Writer-director Brian Helgeland ("L.A. Confidential") deserves credit for saluting Rickey as the man who put Robinson on the diamond, but this big-budget period piece is more concerned with burnishing a legend than dramatizing a life. Characters repeatedly invoke Robinson's historical impact as if his history had already been made. "I'm gonna be your Boswell," says reporter Wendell Smith (Andre Holland). Dodgers shortstop Pee Wee Reese (Lucas Black) suggests, "Maybe tomorrow we'll all wear 42," foretelling the commemorative day in 2004 when just such a thing would happen.
Only Robinson, played by a likable but bland Chadwick Boseman, seems unaware of his significance. This may be intended to convey modesty, but it comes off as indifference. During some of Robinson's landmark victories for integration -- a gracious photo with race-baiting Phillies manager Ben Chapman (Alan Tudyk), an on-field display of affection from Kentucky-born Reese -- Boseman looks merely bemused, even slightly bored.
Bolstering the film is a fine support cast, led by a cigar-chomping Ford but including John C. McGinley as folksy sportscaster Red Barber, Christopher Meloni as bullheaded Dodgers manager Leo Durocher and Nicole Beharie as Robinson's fretful but steadfast wife, Rachel. "42" seems to get its details right, but its central figure remains more a symbol than a person.
PLOT The story of Jackie Robinson, who broke major league baseball's color barrier in 1947.
RATING PG-13 (language, mild violence)
CAST Chadwick Boseman, Harrison Ford, Nicole Beharie
LENGTH 2:08
BOTTOM LINE A solid drama, though it treats Robinson more as a symbol than a person.
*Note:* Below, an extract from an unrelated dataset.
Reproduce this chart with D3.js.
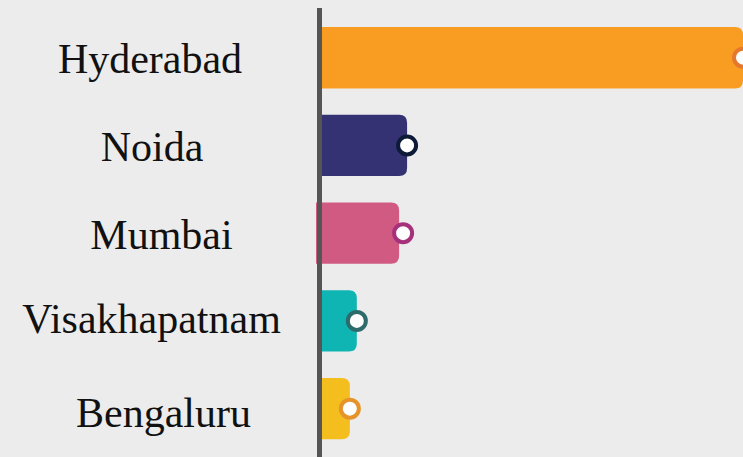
<!DOCTYPE html>
<meta charset="utf-8">
<title>cities</title>
<style>
body { margin: 0; background: #ececec; }
svg { display: block; }
</style>
<svg></svg>
<script src="https://d3js.org/d3.v7.min.js"></script>
<script>
var cities = ["Hyderabad", "Noida", "Mumbai", "Visakhapatnam", "Bengaluru"];
var values = [85, 17.5, 16.7, 7.4, 6];
var barColors = ["#f99d22", "#343272", "#d15a82", "#0fb5b3", "#f4be1e"];
var dotColors = ["#e5782c", "#0d1b38", "#a6317b", "#2e6b6b", "#e6942a"];

var width = 743, height = 457;

var svg = d3.select("svg")
  .attr("width", width)
  .attr("height", height);

svg.append("rect")
  .attr("width", width)
  .attr("height", height)
  .attr("fill", "#ececec");

var x = d3.scaleLinear()
  .domain([0, d3.max(values)])
  .range([320, 743]);

var y = d3.scaleBand()
  .domain(cities)
  .range([13.8, 452.5])
  .paddingInner(0.3)
  .paddingOuter(0.15);

var r = 8;
// small hand nudges to match the original layout (style only)
var barShift = [0, 0, -4, 0, 0];
var labelDx = [0, 2, 11.5, 1.5, 13.5];
var labelDy = [0, 0.5, 0, -3.5, 2.5];

// bar with rounded right end
function barPath(v, c, s) {
  var x0 = x(0) + s, x1 = x(v) + s, y0 = y(c), h = y.bandwidth();
  var rr = Math.min(r, (x1 - x0) / 2);
  return "M" + x0 + "," + y0 +
    "H" + (x1 - rr) +
    "Q" + x1 + "," + y0 + " " + x1 + "," + (y0 + rr) +
    "V" + (y0 + h - rr) +
    "Q" + x1 + "," + (y0 + h) + " " + (x1 - rr) + "," + (y0 + h) +
    "H" + x0 + "Z";
}

svg.append("g")
  .selectAll("path")
  .data(cities)
  .enter()
  .append("path")
  .attr("d", (c, i) => barPath(values[i], c, barShift[i]))
  .attr("fill", (c, i) => barColors[i]);

svg.append("g")
  .selectAll("circle")
  .data(cities)
  .enter()
  .append("circle")
  .attr("cx", (c, i) => x(values[i]))
  .attr("cy", c => y(c) + y.bandwidth() / 2)
  .attr("r", 9)
  .attr("fill", "white")
  .attr("stroke", (c, i) => dotColors[i])
  .attr("stroke-width", 4);

// labels
svg.append("g")
  .attr("font-family", "'Liberation Serif', 'Times New Roman', serif")
  .attr("font-size", 42)
  .attr("text-anchor", "middle")
  .attr("fill", "#111")
  .selectAll("text")
  .data(cities)
  .enter()
  .append("text")
  .attr("x", (c, i) => 150 + labelDx[i])
  .attr("y", (c, i) => y(c) + y.bandwidth() / 2 + 15.5 + labelDy[i])
  .text(c => c);

// axis line
svg.append("line")
  .attr("x1", x(0) - 0.5)
  .attr("x2", x(0) - 0.5)
  .attr("y1", 8)
  .attr("y2", height)
  .attr("stroke", "#555")
  .attr("stroke-width", 5);
</script>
Ford, as Branch Rickey, breathes some life into the history lesson.
Movies on 4 more Baseball Hall of Famers
"42" joins these four other movies that told the life stories of members of the Baseball Hall of Fame:
THE PRIDE OF THE YANKEES (1942) -- Gary Cooper memorably portrayed first baseman Lou Gehrig, with Teresa Wright giving an equally memorable performance as his wife.
THE BABE RUTH STORY (1948) -- William Bendix was the Yankees' Sultan of Swat; John Goodman also portrayed Ruth in "The Babe" (1992).
THE WINNING TEAM (1952) -- Ronald Reagan starred as Grover Cleveland Alexander, the pitcher who won 373 games and also battled alcoholism.
COBB (1994) -- Tommy Lee Jones starred as the irascible Ty Cobb -- told from the point of view of Cobb as an old, embittered man.